We hosted our small group from church in our home last night. The day had been filled with events and errands all the way from home to the city and back again, but when we got home, just 15 minutes before we would fellowship with friends, our hearts settled into the quiet hopefulness you have just before sitting down with intention to know God more deeply. My home was still cluttered with the things that make up our lives, hair ties, blankets from a friend's recent stay at our house, dishes from the potluck dish I had just made, but more than all those things our home was filled with the Spirit of the Living God. From our very first apartment to my husband's business offices, we always spent time praying for the Lord to dwell with us, for His presence to be felt and known. Once our friends arrived the sounds of laughter filled the rooms. So much in fact that it was hard get everyone to stop their chatter for more serious conversation.

As we talked about the recent sermons and our lives a friend told us a little about her visit to a third world country where she adopted her son. She said that the orphan children prayed for her, "may the Lord's blessing's be upon you, the blessings of Jesus!" These little ones had nothing. Nothing but Jesus himself. Through Him, however, they had joy. In America we think of blessings as things, sometimes they are, but the truest blessing is more of God Himself. More of Jesus. Because at His right hand are pleasures forever more. In His presence is fullness of joy.

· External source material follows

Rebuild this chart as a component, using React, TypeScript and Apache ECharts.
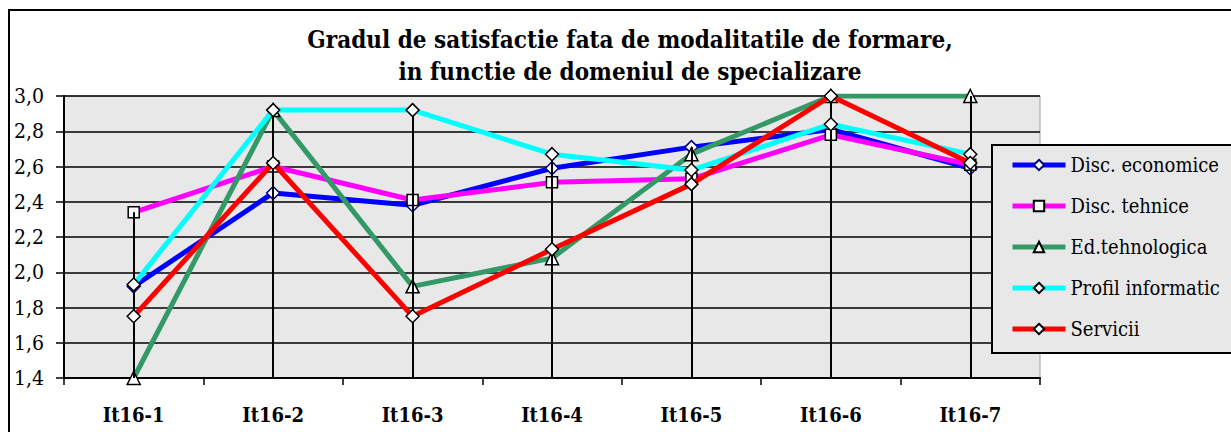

I was reminded that God's joy is always available to us. It can be easy to fall into the mindset of being happy when things are going well, when you have money for all the tasty foods you want, or you've reached some new level of success. Sometimes I think I'd rather live in a monastery where all of my days would be devoted to knowing God, and experiencing Him in richness and clarity. Tonight I was reminded that I don't need a cloistered life to meet with God. I walked into my two year old's room to lay her down for bed when I realized that this moment wasn't for her. God was with me, in a tangible sense, in that dark room as held my daughter. I closed my eyes and let the Spirit speak. I sang a quiet secret hymn to Jesus and experienced a taste again of his joy.

This joy, this peace, this love, this GOD, the Holy Spirit, is always available to us. And I am thankful for sweet reminders.

 Lord, meet with us more. Teach us your grace and fill us until we burst forth with yourself.